Behind the breakthrough

Pitt Med students advance stroke recovery research.

 

All Erick Carranza can figure is that his interest in disability research stems from a childhood experience. 

It wasn’t a traumatic one. 

“No one in my family has a disability, but my whole interest in technology is helping people with disabilities,” he says. “I remember seeing a cartoon when I was younger about a kid who had a prosthesis, and I was amazed by it. That was it, probably.” 

Growing up in Peru, Carranza said he was mesmerized by the science unfolding in developed countries, like the advancements in prostheses, which he used to consider the stuff of science fiction.

Coming to Pitt Med in 2019 with a background in robotic devices and automation, Carranza is now a PhD student working in the Rehab Neural Engineering Labs (RNEL), where he is advised by Elvira Pirondini, a PhD assistant professor of physical medicine and rehabilitation and of bioengineering. He’s played an integral role in a stroke paralysis research study run by a team of Pitt and Carnegie Mellon University scientists that restored significant arm function to patients through spinal implants. (See “A moving story,” page 24.) 

“It’s the person doing what they want to do as they want to do it, as opposed to something external doing it for them,” says Erynn Sorensen, about her inspiration to be on the team. Sorensen is also a PhD student in the lab where she is advised by Marco Capogrosso, a PhD assistant professor of neurological surgery. She is a co-lead author on a paper published with Carranza and the Pitt/CMU team in Nature Medicine about the study. 

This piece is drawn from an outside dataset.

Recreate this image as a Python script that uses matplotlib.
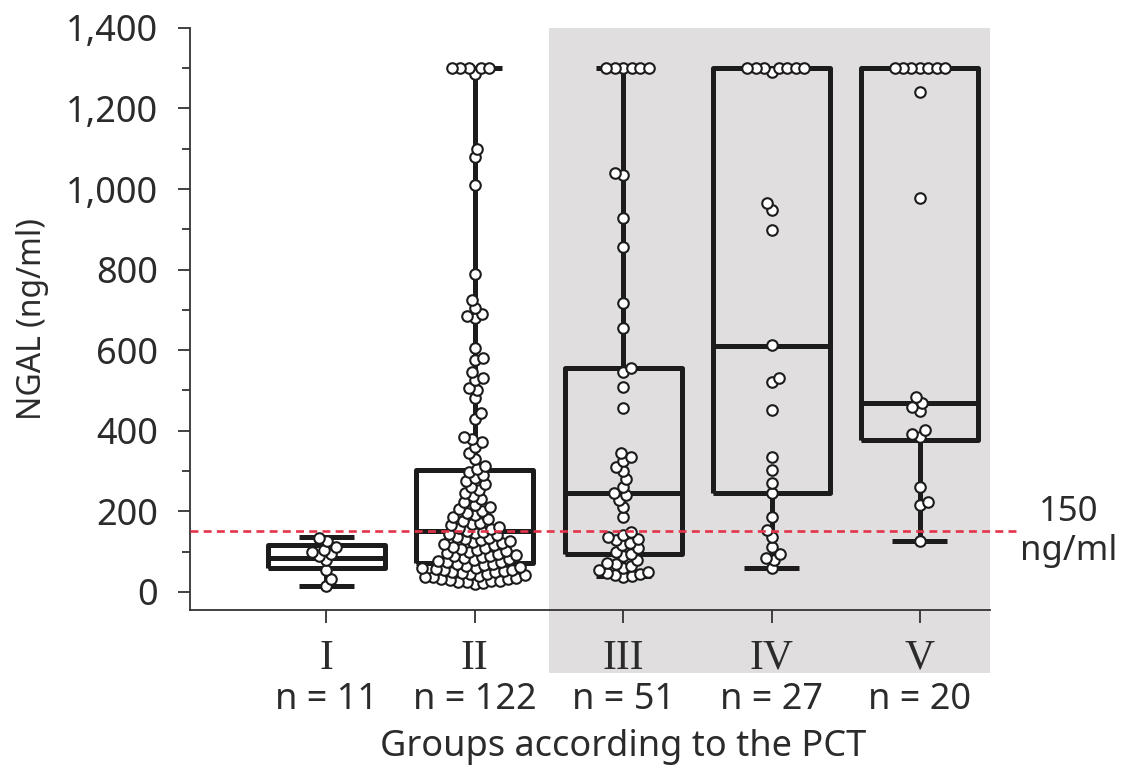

No approved treatment exists for regaining hand movement in the chronic stage of stroke. The Pitt/CMU team’s approach was to thread electrodes through the vertebrae of study participants, delivering electric charges to specific locations along the spinal cord and allowing the patients to make desired movements. 

Sorensen joined the lab to merge her neuroscience background with a more clinical approach, and she and Carranza are among several graduate students and trainees who’ve taken leading roles on the ongoing study—including Souvik Roy (MD ’23), who was completing a research fellowship, as well as students from the Swanson School of Engineering and CMU. Along with evaluating whether the device helps patients with their movements, Sorensen helps to run experiments and coordinate them. Carranza’s main role has been developing and assessing tasks during which patients use a Kinarm, an exoskeleton that supports the patient’s arm and measures movement (while the nerves are stimulated through the implanted electrodes).

Each patient’s disability is distinct, so developing appropriate tasks for them to attempt can take days of fine-tuning. “We customize the task to each patient’s limitations and try to challenge the patient to do things they can’t normally do,” Carranza says.  

The project has reinforced his desire to work at a company that uses technology to help patients affected by stroke or other neurological diseases. “I have never seen a technology before that makes such a big difference in such a short period of time,” he says. “If I can do this for the rest of my life, that would be so cool.”

Patrick Monahan contributed to this story.